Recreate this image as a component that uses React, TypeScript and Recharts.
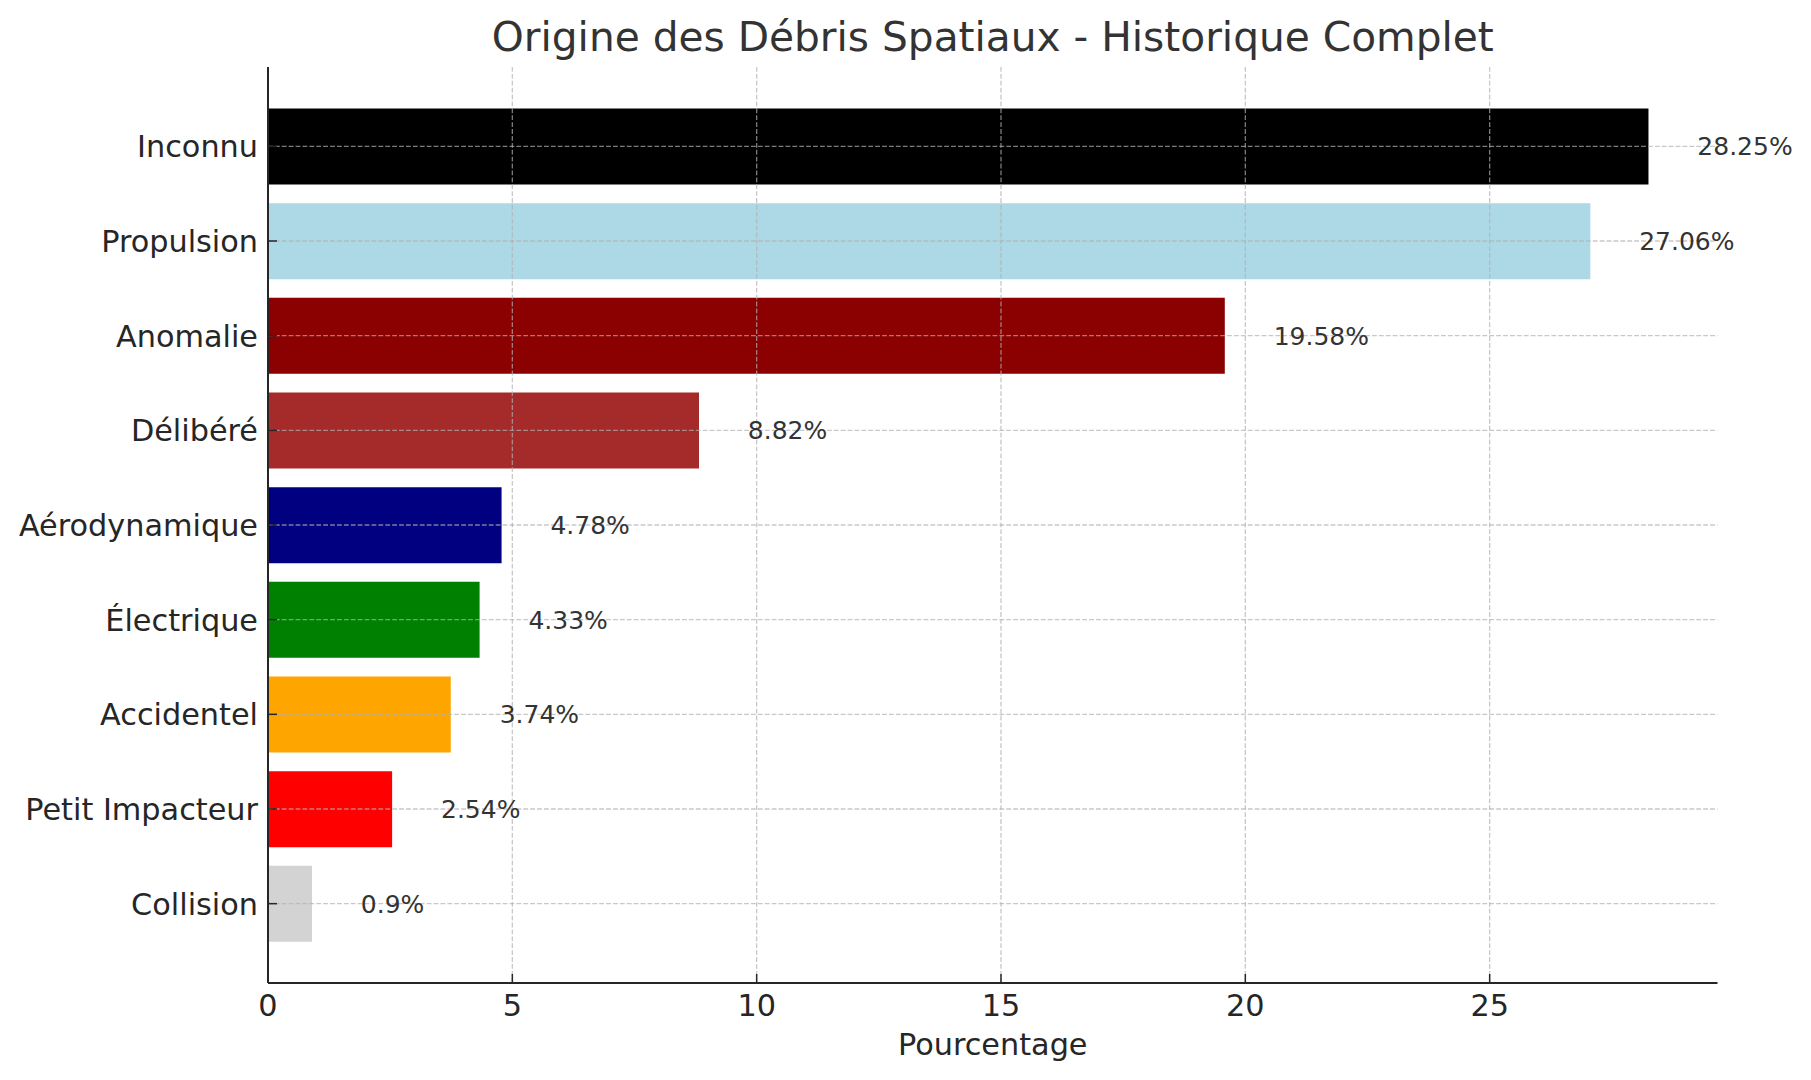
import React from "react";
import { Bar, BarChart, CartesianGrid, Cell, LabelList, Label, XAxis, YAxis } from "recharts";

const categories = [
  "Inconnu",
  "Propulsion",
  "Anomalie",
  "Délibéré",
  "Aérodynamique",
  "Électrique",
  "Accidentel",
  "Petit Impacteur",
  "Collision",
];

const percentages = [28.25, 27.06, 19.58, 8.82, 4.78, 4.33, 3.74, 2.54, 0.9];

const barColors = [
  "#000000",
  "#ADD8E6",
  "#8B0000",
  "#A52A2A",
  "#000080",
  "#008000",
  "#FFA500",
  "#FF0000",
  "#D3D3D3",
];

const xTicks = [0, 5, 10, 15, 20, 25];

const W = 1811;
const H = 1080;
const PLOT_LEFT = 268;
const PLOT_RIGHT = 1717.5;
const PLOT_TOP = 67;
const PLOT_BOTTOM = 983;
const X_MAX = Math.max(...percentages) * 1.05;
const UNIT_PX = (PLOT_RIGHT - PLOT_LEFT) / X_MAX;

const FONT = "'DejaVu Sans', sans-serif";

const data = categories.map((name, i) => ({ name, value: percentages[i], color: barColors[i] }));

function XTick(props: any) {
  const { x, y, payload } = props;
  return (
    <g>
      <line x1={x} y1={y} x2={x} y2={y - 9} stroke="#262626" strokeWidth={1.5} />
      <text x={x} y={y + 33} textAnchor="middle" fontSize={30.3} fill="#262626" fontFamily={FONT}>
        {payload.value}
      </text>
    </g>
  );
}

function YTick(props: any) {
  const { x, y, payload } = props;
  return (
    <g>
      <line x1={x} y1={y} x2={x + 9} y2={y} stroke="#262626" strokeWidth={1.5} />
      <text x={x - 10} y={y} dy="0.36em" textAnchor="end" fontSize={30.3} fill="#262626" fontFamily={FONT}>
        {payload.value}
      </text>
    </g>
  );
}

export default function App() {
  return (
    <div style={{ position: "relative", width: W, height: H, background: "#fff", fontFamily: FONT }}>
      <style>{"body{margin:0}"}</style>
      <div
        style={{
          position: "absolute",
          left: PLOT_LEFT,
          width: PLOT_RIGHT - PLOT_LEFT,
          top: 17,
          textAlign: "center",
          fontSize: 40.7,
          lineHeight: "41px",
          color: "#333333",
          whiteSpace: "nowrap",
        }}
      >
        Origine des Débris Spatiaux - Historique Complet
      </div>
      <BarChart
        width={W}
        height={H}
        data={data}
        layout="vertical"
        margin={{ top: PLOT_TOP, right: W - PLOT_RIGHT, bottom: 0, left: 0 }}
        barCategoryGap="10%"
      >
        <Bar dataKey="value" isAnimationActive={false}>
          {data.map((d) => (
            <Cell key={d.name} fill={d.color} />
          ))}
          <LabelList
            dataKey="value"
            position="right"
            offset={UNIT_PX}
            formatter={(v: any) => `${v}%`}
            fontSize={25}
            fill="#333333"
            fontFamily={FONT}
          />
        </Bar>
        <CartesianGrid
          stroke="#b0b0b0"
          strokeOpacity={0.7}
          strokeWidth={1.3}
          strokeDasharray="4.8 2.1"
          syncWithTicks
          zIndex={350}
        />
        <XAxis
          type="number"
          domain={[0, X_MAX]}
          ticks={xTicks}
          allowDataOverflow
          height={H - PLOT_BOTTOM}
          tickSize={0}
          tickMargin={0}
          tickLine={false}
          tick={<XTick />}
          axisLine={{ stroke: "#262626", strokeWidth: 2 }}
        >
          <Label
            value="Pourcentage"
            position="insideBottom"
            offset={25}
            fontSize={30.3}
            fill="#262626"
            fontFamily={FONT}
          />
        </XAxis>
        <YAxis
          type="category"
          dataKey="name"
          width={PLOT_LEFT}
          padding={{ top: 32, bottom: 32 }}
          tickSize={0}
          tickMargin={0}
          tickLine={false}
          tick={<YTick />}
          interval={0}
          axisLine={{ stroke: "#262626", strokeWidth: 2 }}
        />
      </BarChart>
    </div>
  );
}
★ ★ ★ ★ ★
- _WRITTEN TASK_: Write out again every line above exactly as given; the pictures do not belong in the copy.

- _FULL ANSWER_:
Recreate this image as a component that uses React, TypeScript and Recharts.
import React from "react";
import { Bar, BarChart, CartesianGrid, Cell, LabelList, Label, XAxis, YAxis } from "recharts";

const categories = [
  "Inconnu",
  "Propulsion",
  "Anomalie",
  "Délibéré",
  "Aérodynamique",
  "Électrique",
  "Accidentel",
  "Petit Impacteur",
  "Collision",
];

const percentages = [28.25, 27.06, 19.58, 8.82, 4.78, 4.33, 3.74, 2.54, 0.9];

const barColors = [
  "#000000",
  "#ADD8E6",
  "#8B0000",
  "#A52A2A",
  "#000080",
  "#008000",
  "#FFA500",
  "#FF0000",
  "#D3D3D3",
];

const xTicks = [0, 5, 10, 15, 20, 25];

const W = 1811;
const H = 1080;
const PLOT_LEFT = 268;
const PLOT_RIGHT = 1717.5;
const PLOT_TOP = 67;
const PLOT_BOTTOM = 983;
const X_MAX = Math.max(...percentages) * 1.05;
const UNIT_PX = (PLOT_RIGHT - PLOT_LEFT) / X_MAX;

const FONT = "'DejaVu Sans', sans-serif";

const data = categories.map((name, i) => ({ name, value: percentages[i], color: barColors[i] }));

function XTick(props: any) {
  const { x, y, payload } = props;
  return (
    <g>
      <line x1={x} y1={y} x2={x} y2={y - 9} stroke="#262626" strokeWidth={1.5} />
      <text x={x} y={y + 33} textAnchor="middle" fontSize={30.3} fill="#262626" fontFamily={FONT}>
        {payload.value}
      </text>
    </g>
  );
}

function YTick(props: any) {
  const { x, y, payload } = props;
  return (
    <g>
      <line x1={x} y1={y} x2={x + 9} y2={y} stroke="#262626" strokeWidth={1.5} />
      <text x={x - 10} y={y} dy="0.36em" textAnchor="end" fontSize={30.3} fill="#262626" fontFamily={FONT}>
        {payload.value}
      </text>
    </g>
  );
}

export default function App() {
  return (
    <div style={{ position: "relative", width: W, height: H, background: "#fff", fontFamily: FONT }}>
      <style>{"body{margin:0}"}</style>
      <div
        style={{
          position: "absolute",
          left: PLOT_LEFT,
          width: PLOT_RIGHT - PLOT_LEFT,
          top: 17,
          textAlign: "center",
          fontSize: 40.7,
          lineHeight: "41px",
          color: "#333333",
          whiteSpace: "nowrap",
        }}
      >
        Origine des Débris Spatiaux - Historique Complet
      </div>
      <BarChart
        width={W}
        height={H}
        data={data}
        layout="vertical"
        margin={{ top: PLOT_TOP, right: W - PLOT_RIGHT, bottom: 0, left: 0 }}
        barCategoryGap="10%"
      >
        <Bar dataKey="value" isAnimationActive={false}>
          {data.map((d) => (
            <Cell key={d.name} fill={d.color} />
          ))}
          <LabelList
            dataKey="value"
            position="right"
            offset={UNIT_PX}
            formatter={(v: any) => `${v}%`}
            fontSize={25}
            fill="#333333"
            fontFamily={FONT}
          />
        </Bar>
        <CartesianGrid
          stroke="#b0b0b0"
          strokeOpacity={0.7}
          strokeWidth={1.3}
          strokeDasharray="4.8 2.1"
          syncWithTicks
          zIndex={350}
        />
        <XAxis
          type="number"
          domain={[0, X_MAX]}
          ticks={xTicks}
          allowDataOverflow
          height={H - PLOT_BOTTOM}
          tickSize={0}
          tickMargin={0}
          tickLine={false}
          tick={<XTick />}
          axisLine={{ stroke: "#262626", strokeWidth: 2 }}
        >
          <Label
            value="Pourcentage"
            position="insideBottom"
            offset={25}
            fontSize={30.3}
            fill="#262626"
            fontFamily={FONT}
          />
        </XAxis>
        <YAxis
          type="category"
          dataKey="name"
          width={PLOT_LEFT}
          padding={{ top: 32, bottom: 32 }}
          tickSize={0}
          tickMargin={0}
          tickLine={false}
          tick={<YTick />}
          interval={0}
          axisLine={{ stroke: "#262626", strokeWidth: 2 }}
        />
      </BarChart>
    </div>
  );
}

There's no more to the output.